With 800,000 of the most critically ill patients having recovered, China has “decisively beaten” the pandemic, according to notes from a meeting of the ruling Communist Party’s all-powerful Politburo Standing Committee presided over by President and party leader Xi Jinping, AP reported. 

China enforced some of the world’s most draconian lockdowns, quarantines and travel restrictions and still faces questions about the origins of the virus that was first detected in the central Chinese city of Wuhan in late 2019. Heavy-handed enforcement prompted rare anti-government protests and took a heavy toll on the world’s second-largest economy.

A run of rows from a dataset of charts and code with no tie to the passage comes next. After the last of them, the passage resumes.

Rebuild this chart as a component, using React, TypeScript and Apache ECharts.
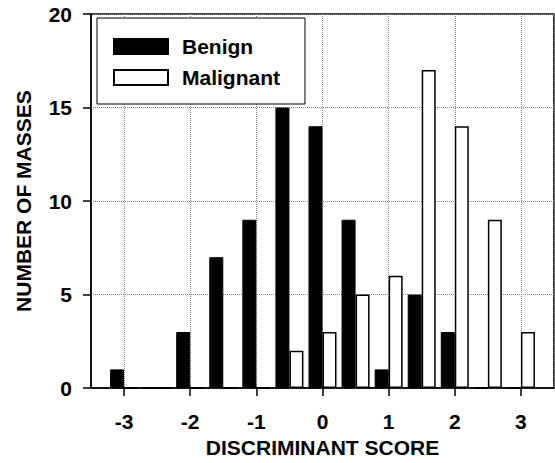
import React, { useEffect, useRef } from "react";
import * as echarts from "echarts";

const scores = [-3, -2.5, -2, -1.5, -1, -0.5, 0, 0.5, 1, 1.5, 2, 2.5, 3];
const benign = [1, 0, 3, 7, 9, 15, 14, 9, 1, 5, 3, 0, 0];
const malignant = [0, 0, 0, 0, 0, 2, 3, 5, 6, 17, 14, 9, 3];
const seriesNames = ["Benign", "Malignant"];
const xTitle = "DISCRIMINANT SCORE";
const yTitle = "NUMBER OF MASSES";

const FONT = "'Liberation Sans', Arial, Helvetica, sans-serif";

export default function App() {
  const ref = useRef<HTMLDivElement>(null);
  useEffect(() => {
    if (!ref.current) return;
    const chart = echarts.init(ref.current, null, { renderer: "svg" });
    const dotted = { show: true, lineStyle: { type: "dotted" as const, color: "#888", width: 1 } };
    chart.setOption({
      animation: false,
      backgroundColor: "#fff",
      textStyle: { fontFamily: FONT },
      grid: {
        left: 91,
        right: 1,
        top: 14,
        bottom: 74,
        show: true,
        borderColor: "#000",
        borderWidth: 1.5,
        backgroundColor: "transparent",
      },
      legend: {
        orient: "vertical",
        left: 97,
        top: 18,
        padding: [18, 25, 16, 16],
        itemGap: 10,
        itemWidth: 54,
        itemHeight: 15,
        backgroundColor: "#fff",
        borderColor: "#000",
        borderWidth: 1,
        borderRadius: 0,
        icon: "rect",
        data: seriesNames,
        textStyle: {
          fontFamily: FONT,
          fontWeight: "bold",
          fontSize: 21,
          lineHeight: 20,
          color: "#000",
          padding: [0, 0, 0, 9],
        },
      },
      xAxis: {
        type: "value",
        min: -3.5,
        max: 3.5,
        splitNumber: 7,
        name: xTitle,
        nameLocation: "middle",
        nameGap: 42,
        nameTextStyle: { fontFamily: FONT, fontWeight: "bold", fontSize: 21, color: "#000" },
        axisLine: { show: true, onZero: false, lineStyle: { color: "#000", width: 1.5 } },
        axisTick: { show: true, length: 8, lineStyle: { color: "#000", width: 1.5 } },
        axisLabel: {
          showMinLabel: false,
          showMaxLabel: false,
          margin: 23,
          fontFamily: FONT,
          fontWeight: "bold",
          fontSize: 21,
          color: "#000",
        },
        splitLine: dotted,
      },
      yAxis: {
        type: "value",
        min: 0,
        max: 20,
        interval: 5,
        name: yTitle,
        nameLocation: "middle",
        nameGap: 57,
        nameTextStyle: { fontFamily: FONT, fontWeight: "bold", fontSize: 21, color: "#000" },
        axisLine: { show: true, onZero: false, lineStyle: { color: "#000", width: 1.5 } },
        axisTick: { show: true, length: 8, lineStyle: { color: "#000", width: 1.5 } },
        axisLabel: { margin: 19, fontFamily: FONT, fontWeight: "bold", fontSize: 21, color: "#000" },
        splitLine: dotted,
      },
      series: [
        {
          name: seriesNames[0],
          type: "bar",
          barWidth: 14,
          barGap: "0%",
          data: scores.map((s, i) => [s, benign[i]]),
          itemStyle: { color: "#000", borderColor: "#000", borderWidth: 1 },
        },
        {
          name: seriesNames[1],
          type: "bar",
          barWidth: 14,
          barGap: "0%",
          data: scores.map((s, i) => [s, malignant[i]]),
          itemStyle: { color: "#fff", borderColor: "#000", borderWidth: 1.5 },
        },
      ],
    });
    return () => chart.dispose();
  }, []);
  return (
    <div
      ref={ref}
      style={{ position: "fixed", left: 0, top: 0, width: 555, height: 463, background: "#fff" }}
    />
  );
}
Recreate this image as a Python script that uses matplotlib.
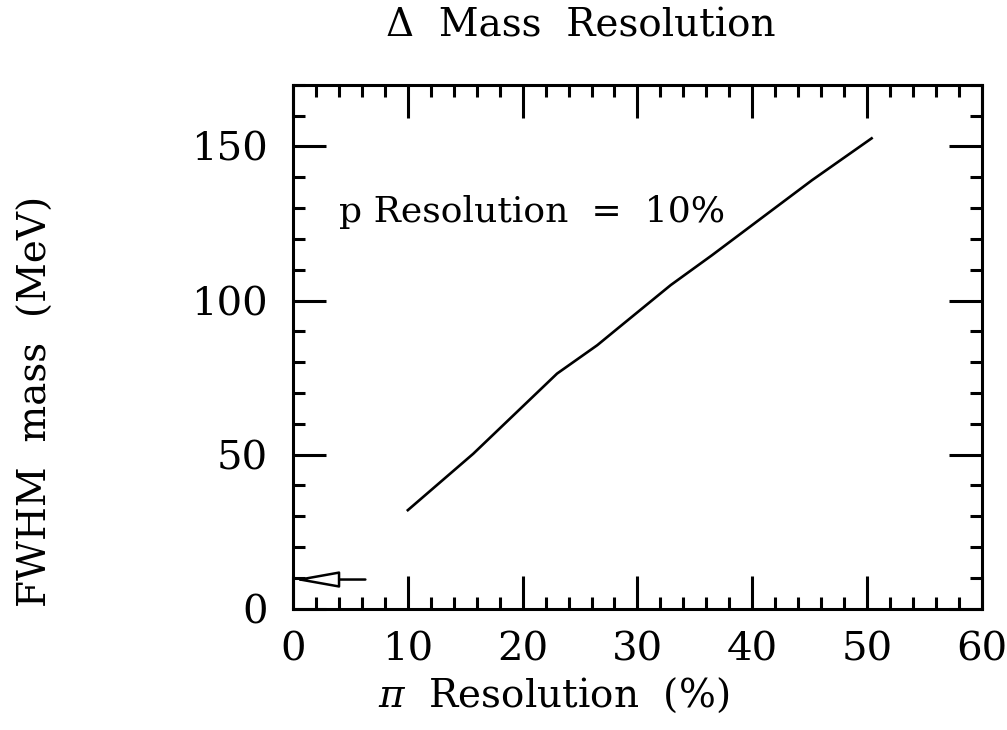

The official Xinhua News Agency quoted Xi as saying that policies to control the outbreak had been “entirely correct.” The abrupt lifting in November and December of the “zero COVID” policy that had sought to eliminate all cases of the virus led to a surge in infections that temporarily overwhelmed hospitals.

Case numbers have since peaked and life has largely returned to normal, although international travel in and out of China has yet to return to pre-pandemic levels.

China is now transitioning to a post-pandemic stage after a fight against the outbreak that was “extraordinary in the extreme,” Xinhua said.

The government will continue to “optimize and adjust prevention and control policies and measures according to the times and situations with a strong historical responsibility and strong strategic determination,” Xinhua said.